Avoiding losing time in midfield scraps are another element he’s identified.
“This definitely is an area that I need to improve, which I believe I can, with the experience gained from last year,” he says. “It’s all about strategy when you get stuck in the middle.
“If you push too aggressively at the beginning to try to pass the cars ahead, you absolutely will lose your tyres and cost a lot of time in the second half of the race. So tyre management will be critical. But I am confident I could make another step.”
Tyre management could be tricky for all drivers with the switch to Pirelli’s new 18-inch tyres this year, but Zhou is optimistic that the experience he and fellow second-year driver Ilott can bring to the table will counteract the learning curve.
“Because this year’s tyre has changed, I hope our team could adapt to it and find the best set-up for our cars as early as possible, especially at the beginning of the season,” says Zhou. “We have two drivers in our second full-season in the series, which should help the team improve with the lessons we learned from last year.
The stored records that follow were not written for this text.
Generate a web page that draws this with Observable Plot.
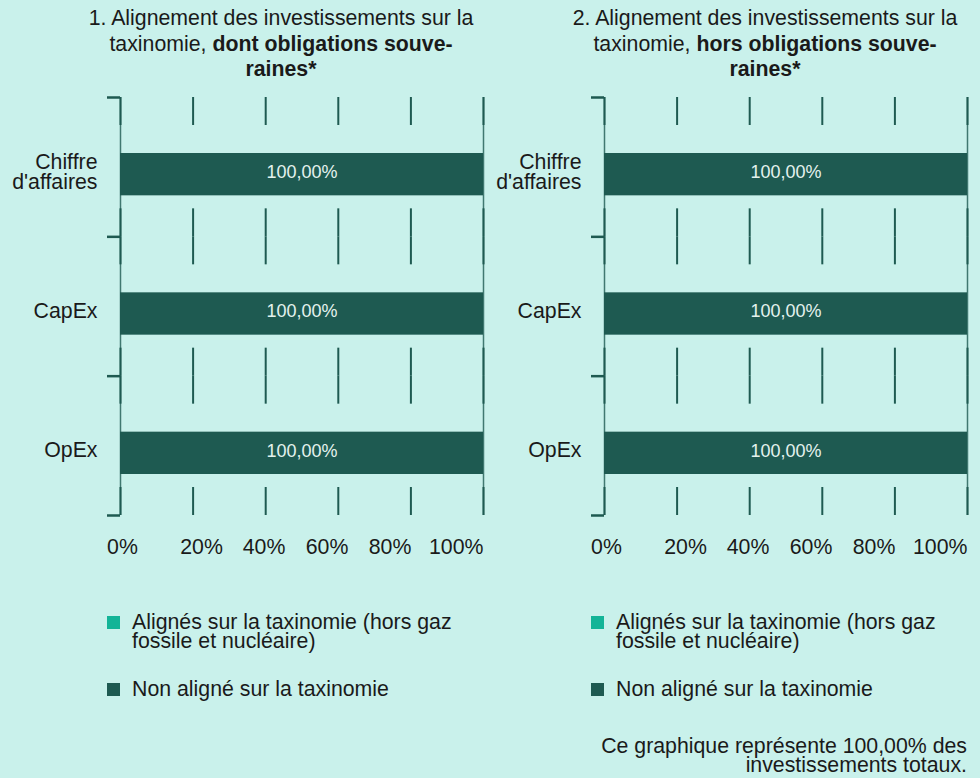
<!DOCTYPE html>
<html lang="fr">
<head>
<meta charset="utf-8">
<script src="https://cdn.jsdelivr.net/npm/d3@7"></script>
<script src="https://cdn.jsdelivr.net/npm/@observablehq/plot@0.6"></script>
<style>
  html, body { margin: 0; padding: 0; background: #c9f1eb; }
  body { font-family: "Liberation Sans", Arial, Helvetica, sans-serif; color: #1a1a1a; }
  #root { position: relative; width: 980px; height: 778px; overflow: hidden; }
  .title { position: absolute; top: 6px; width: 400px; text-align: center; font-size: 21.3px; line-height: 25.5px; }
  .chart { position: absolute; top: 90px; }
  .sw { position: absolute; width: 13px; height: 13px; }
  .ln { position: absolute; font-size: 21.3px; line-height: 19px; height: 19px; white-space: nowrap; }
  .ln.r { text-align: right; right: 13px; }
</style>
</head>
<body>
<div id="root"></div>
<script>
// ---------- data ----------
const categories = ["Chiffre d'affaires", "CapEx", "OpEx"];
const categoryLabels = ["Chiffre\nd'affaires", "CapEx", "OpEx"];

const titleLine1 = ["1. Alignement des investissements sur la", "2. Alignement des investissements sur la"];
const titleLine2Plain = ["taxinomie, ", "taxinomie, "];
const titleLine2Bold = ["dont obligations souve-", "hors obligations souve-"];
const titleLine3Bold = ["raines*", "raines*"];

const seriesNames = ["Alignés sur la taxinomie (hors gaz fossile et nucléaire)", "Non aligné sur la taxinomie"];
const legendLines = [["Alignés sur la taxinomie (hors gaz", "fossile et nucléaire)"], ["Non aligné sur la taxinomie"]];

// panel 1: including sovereign bonds
const alignedWith = [0, 0, 0];
const notAlignedWith = [100, 100, 100];
// panel 2: excluding sovereign bonds
const alignedWithout = [0, 0, 0];
const notAlignedWithout = [100, 100, 100];

const xTicks = [0, 20, 40, 60, 80, 100];
const footnoteLines = ["Ce graphique représente 100,00% des", "investissements totaux."];

// ---------- style ----------
const FONT = '"Liberation Sans", Arial, Helvetica, sans-serif';
const DARK = "#1e5a51";
const seriesColors = ["#13b497", DARK];
const TEXT = "#1a1a1a";
const PANEL_OFFSET = 484;
const LINE_STEP = 19.3;
// small horizontal nudges of the tick labels, as laid out in the reference
const tickLabelDx = {0: 2, 20: 8.4, 40: -1.7, 60: -11.3, 80: -20.9};

const fmtPct = v => d3.format(".2f")(v).replace(".", ",") + "%";

function panelChart(aligned, notAligned) {
  const n = categories.length;
  const rows = [];
  categories.forEach((c, i) => {
    rows.push({cat: c, i, series: seriesNames[0], x1: 0, x2: aligned[i], value: aligned[i]});
    rows.push({cat: c, i, series: seriesNames[1], x1: aligned[i], x2: aligned[i] + notAligned[i], value: notAligned[i]});
  });
  const grid = [];
  for (let i = 0; i < n; i++) for (const t of xTicks) grid.push({i, x: t});

  const height = 480, marginTop = 7, marginBottom = 55;
  const bandPx = (height - marginTop - marginBottom) / n;
  const seg = 28;

  const tickLabelMarks = xTicks.map(t => Plot.axisX([t], {
    tickSize: 0, tickPadding: 23.4, fill: TEXT, label: null,
    textAnchor: t === 100 ? "end" : "middle",
    dx: t === 100 ? 0 : tickLabelDx[t],
    tickFormat: d => d + "%"
  }));

  return Plot.plot({
    width: 490,
    height,
    marginTop,
    marginBottom,
    marginLeft: 120,
    marginRight: 7,
    style: {background: "transparent", fontFamily: FONT, fontSize: "21.3px", color: TEXT, overflow: "visible"},
    x: {domain: [0, 100]},
    y: {domain: [0, n], reverse: true},
    color: {domain: seriesNames, range: seriesColors},
    marks: [
      Plot.ruleX([0, 100], {stroke: DARK, strokeWidth: 1.5, strokeOpacity: 0.8}),
      Plot.ruleX(grid, {x: "x", y1: "i", y2: d => d.i + 1, stroke: DARK, strokeWidth: 2, insetBottom: bandPx - seg}),
      Plot.ruleX(grid, {x: "x", y1: "i", y2: d => d.i + 1, stroke: DARK, strokeWidth: 2, insetTop: bandPx - seg}),
      Plot.rect(rows.filter(d => d.value > 0), {x1: "x1", x2: "x2", y1: "i", y2: d => d.i + 1, fill: "series", insetTop: 56, insetBottom: 41}),
      Plot.text(rows.filter(d => d.value > 0 && d.series === seriesNames[1]), {
        x: d => (d.x1 + d.x2) / 2, y: d => d.i + 0.5, text: d => fmtPct(d.value),
        fill: "#e4f2ee", fontSize: 18, dy: 5
      }),
      Plot.axisY(d3.range(0, n + 1), {tickSize: 13, tickFormat: () => "", stroke: DARK, strokeWidth: 2.5, label: null}),
      Plot.axisY(d3.range(n).map(i => i + 0.5), {
        tickSize: 0, tickPadding: 23, dy: 5, lineHeight: 0.95, fill: TEXT, label: null,
        tickFormat: v => categoryLabels[Math.floor(v)]
      }),
      ...tickLabelMarks
    ]
  });
}

const root = document.getElementById("root");
const panelData = [[alignedWith, notAlignedWith], [alignedWithout, notAlignedWithout]];

function addLine(text, left, top, cls) {
  const el = document.createElement("div");
  el.className = "ln" + (cls ? " " + cls : "");
  if (left != null) el.style.left = left + "px";
  el.style.top = top + "px";
  el.textContent = text;
  root.appendChild(el);
}

panelData.forEach(([a, na], p) => {
  const off = p * PANEL_OFFSET;

  const title = document.createElement("div");
  title.className = "title";
  title.style.left = (off + 81) + "px";
  title.innerHTML = `${titleLine1[p]}<br>${titleLine2Plain[p]}<b>${titleLine2Bold[p]}</b><br><b>${titleLine3Bold[p]}</b>`;
  root.appendChild(title);

  const chart = document.createElement("div");
  chart.className = "chart";
  chart.style.left = off + "px";
  chart.appendChild(panelChart(a, na));
  root.appendChild(chart);

  const legendTops = [613, 680];
  seriesNames.forEach((s, k) => {
    const sw = document.createElement("div");
    sw.className = "sw";
    sw.style.left = (off + 107) + "px";
    sw.style.top = (legendTops[k] + 3) + "px";
    sw.style.background = seriesColors[k];
    root.appendChild(sw);
    legendLines[k].forEach((line, j) => addLine(line, off + 132, legendTops[k] + j * LINE_STEP));
  });
});

footnoteLines.forEach((line, j) => addLine(line, null, 736.5 + j * LINE_STEP, "r"));
</script>
</body>
</html>
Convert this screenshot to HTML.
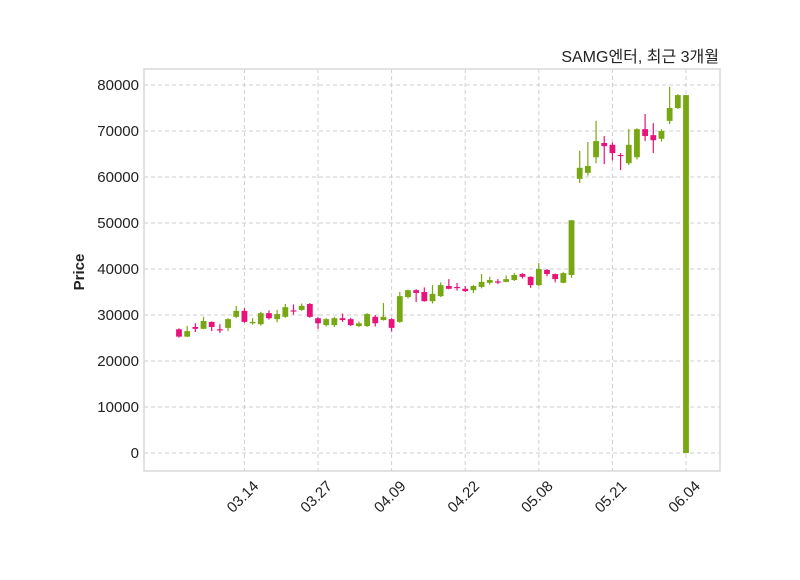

“The first few races will have many back-to-back weekends. If we can manage to get a good set-up to grab as many points as possible, with the experience as our advantages, it will make the second half of the season easier.
“I hope the car can do whatever I want, and we could have good results.”
As chances favour the prepared mind, if Zhou does manage to tick off all the boxes, then the young man himself and the nation behind will be one step closer to fulfilling the dream they share.